Years 1915-1916 hold special significance in the history of India and Ireland. Politically, the radical anti imperialist groups acquired confidence in the belief that revolution was achievable through armed uprising. Historians of anti imperialist movements (Chandra:1989; Josh:1992; Mukherjee:2005; Malley:2008) have pointed out to the international impact on the Indian freedom movement. The presence of VV Giri in Ireland and of Margaret Cousins in India during 1916 is highly significant. Their unique international experiences prepared them for an anti colonial methodology which included constitutionalism, Gandhian Satyagraha (passive resistance) and socialism. Margaret, an Irish suffragette and a founder of Irish Women’s Franchise League (1908) with Hanna Sheehy Skeffington, sailed for India with her husband, James, when the suffragette activism was at its peak.

This paper seeks to explore how feminist scholars have attempted to ‘put women into history’ in Ireland (Murphy:1992; Daly:2008;Paseta:2013;Urqhart:2001) and India (Basu:1990; Forbes:1996; Kumar:1993). I will focus on the period from 1916 till 936 when Margaret and James were actively engaged in the political life of India. I seek to address three themes – one, the question of politics of collectivity; second, creation of national ideals and thirdly, issues of economic reconstruction.

Dr Jyoti Atwal is Associate Professor, Centre for Historical Studies, School of Social Sciences, Jawaharlal Nehru University, New Delhi, India & Adjunct Professor, Department of History, Faculty of Arts, Humanities and Social Sciences, University of Limerick, Ireland (September 2017- August 2022).

She engages with issues pertaining to Indian women in the reformist, nationalist and contemporary perspectives; socio cultural and religious aspects of women’s lives in colonial and post colonial India; women’s  agenda and the nation; autobiographies of women and narratives of the personal and the political domains; politics of representations of gender relations in colonial India; dalit (low caste) women’s history.

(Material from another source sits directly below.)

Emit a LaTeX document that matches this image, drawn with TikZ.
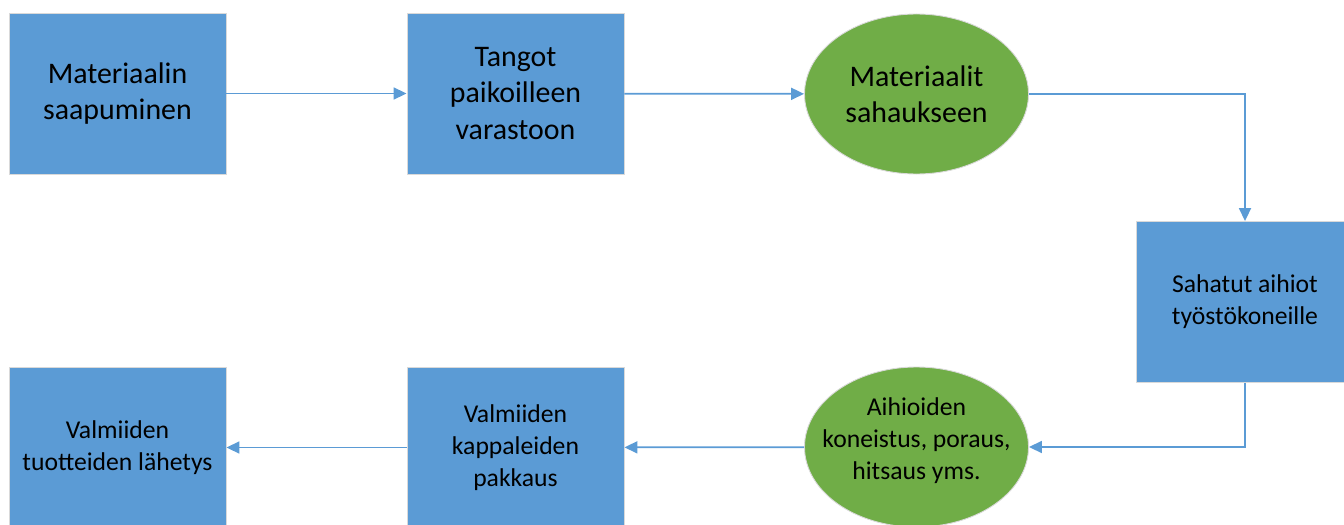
\documentclass[tikz,border=0pt]{standalone}
\usepackage{fontspec}
\setmainfont{Carlito}
\usetikzlibrary{arrows.meta,shapes.geometric}

\definecolor{boxblue}{HTML}{5B9BD5}
\definecolor{ovalgreen}{HTML}{70AD47}

\tikzset{
  stepbox/.style={rectangle,fill=boxblue,draw=black!15,line width=0.5pt,
    minimum width=4.34cm,minimum height=3.22cm,align=center,inner sep=0pt},
  stepoval/.style={ellipse,fill=ovalgreen,draw=black!15,line width=0.5pt,
    minimum width=4.48cm,minimum height=3.2cm,align=center,inner sep=0pt},
  bigtext/.style={font=\fontsize{17}{20.7}\selectfont},
  smalltext/.style={font=\fontsize{14.6}{18.2}\selectfont},
  flow/.style={draw=boxblue,line width=1pt,-{Triangle[length=0.26cm,width=0.24cm]}}
}

\begin{document}
\begin{tikzpicture}
  \useasboundingbox (0,0) rectangle (26.88,-10.48);
  % upper row
  \node[stepbox,bigtext] (saapuminen) at (2.35,-1.87) {Materiaalin\\saapuminen};
  \node[stepbox,bigtext] (varasto) at (10.31,-1.87) {Tangot\\paikoilleen\\varastoon};
  \node[stepoval,bigtext] (sahaus) at (18.33,-1.88) {Materiaalit\\sahaukseen};
  \node[stepbox,smalltext] (aihiot) at (24.9,-6.04) {Sahatut aihiot\\työstökoneille};
  % lower row
  \node[stepoval,label={[smalltext,align=center,yshift=0.13cm]center:Aihioiden\\koneistus, poraus,\\hitsaus yms.}] (koneistus) at (18.33,-8.94) {};
  \node[stepbox,smalltext] (pakkaus) at (10.31,-8.95) {Valmiiden\\kappaleiden\\pakkaus};
  \node[stepbox,smalltext] (lahetys) at (2.35,-8.95) {Valmiiden\\tuotteiden lähetys};

  \draw[flow] (saapuminen) -- (varasto);
  \draw[flow] (varasto) -- (sahaus);
  \draw[flow] (sahaus.east) -| (aihiot.north);
  \draw[flow] (aihiot.south) |- (koneistus.east);
  \draw[flow] (koneistus) -- (pakkaus);
  \draw[flow] (pakkaus) -- (lahetys);
\end{tikzpicture}
\end{document}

She has recently published a book entitled Real and Imagined Widows: Gender Relations in Colonial North India, Delhi: Primus, 2016. She has recently introduced a new course on Women in Ireland: Reforms, Movements and Revolutions (1840-1930)’ for post graduate students at JNU.

Currently, Dr Atwal is researching on an Irish suffragist in colonial India – Margaret Cousins (1878-1954). She has been a Visiting Faculty at Dublin City University in 2013; Trinity College Dublin Long Room Fellow in 2012. She is a member of the executive team of the India Studies Centre Cork at University College Cork and a member of the editorial board of Women’s History Review (UK, Routledge).

Art Exhibition

‘The Trial’: a visual art exhibition which focuses on the experiences of those who have worked in the Irish penal system in the 19th and 20th centuries. It explores human rights and healthcare in the Irish criminal justice system.

UCD historians Catherine Cox and Fiachra Byrne have collaborated with men from the Bridge Project, Dublin to create this unique installation.

The exhibition ran from 18-23 April 2018 at the Old Courthouse in Kilmainham Gaol Museum.

See for more details about the project.


Double Book Launch

The Irish Legal History Society was delighted to announce the official launch of two recent publications in January 2018: Juries in Ireland:Laypersons and Law in the Long Nineteenth Century by Dr Niamh Howlin & Guardian of the Treaty: The Privy Council Appeal and Irish Sovereignty by Dr Thomas Mohr

The books were launched at a special event at the UCD Sutherland School of Law on Tuesday 30 January 2018.  Professor Hector MacQueen of  Edinburgh Law School, delivered a lecture entitled ‘Reflections on Legal History.’


pictured: Dr Niamh Howlin, Dr Thomas Mohr, Professor Hector MacQueen and Ted.